Mereka diberi bagian zakat sekedar
untuk memenuhi kebutuhannya ketika hendak pergi kenegerinya, walaupun dia memiliki harta. Hukum
ini berlaku pula terhadap orang yang merencanakan perjalanan dari negerinya sedang
dia tidak membawa bekal, maka dia dapat diberi dari harta zakat untuk
memenuhi biaya pergi dan pulangnya.
Kedua, Pendapat yang mengkhususkan kepada
golongan fakir, namun memperkenankan memberikan zakat fitrah kepada
golongan delapan sebagaimana yang tercantum dalam surat At Taubah. Karena zakat
fitrah juga termasuk zakat, sehingga masuk pada keumuman zakat,
yakni memberikan kepada asnaf delapan. Hal ini adalah pendapat jumhur ulama.
Ketiga, Pendapat yang mengkhususkan
kepada golongan miskin saja. Bahwa zakat itu hanyalah diberikan kepada miskin saja.
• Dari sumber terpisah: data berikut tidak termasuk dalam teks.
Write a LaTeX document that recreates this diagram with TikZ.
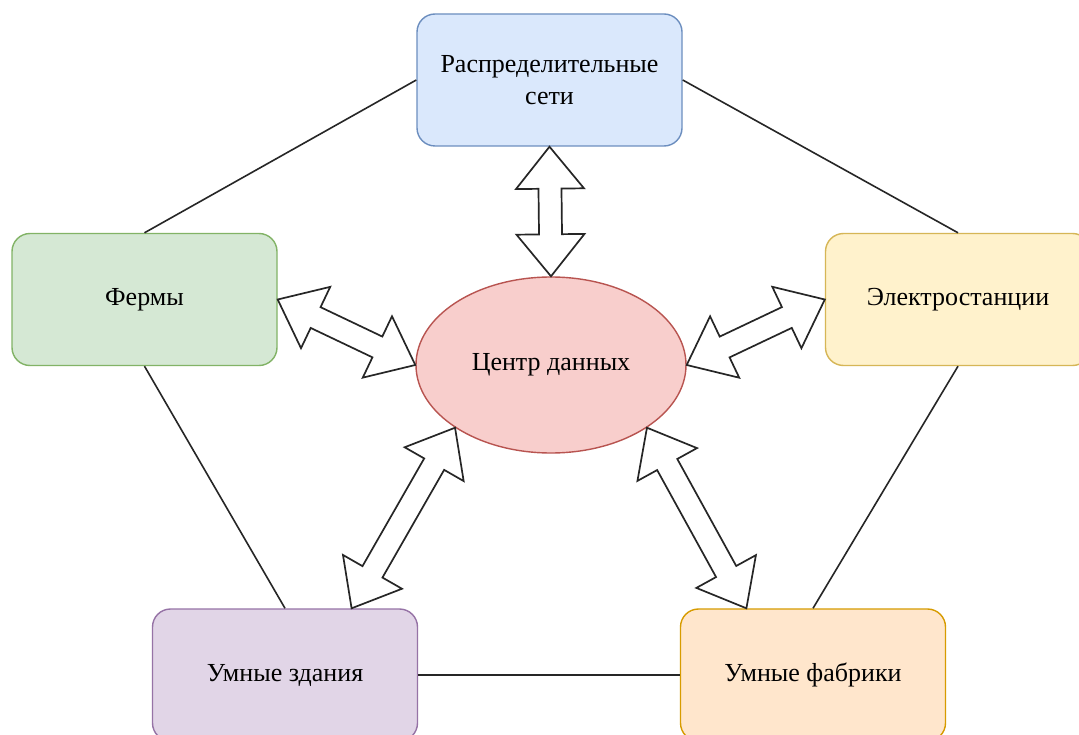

pendapat yang mewajibkan pemberian zakat fitrah
dikhususkan kepada orang fakir saja, bukan kepada asnaf lainnya. Pendapat ini merupakan pendapat Imam
Malik, salah satu pendapat dari Imam Ahmad, didukung oleh Ibnu Quyyim dan seorang
gurunya, yaitu Qosim dan Abu Thalib. Pendapat mereka ini didasarkan pada hadits
dengan berdasarkan sebuah hadits “zakat fitrah adalah untuk memberi makanan pada orang-orang miskin”.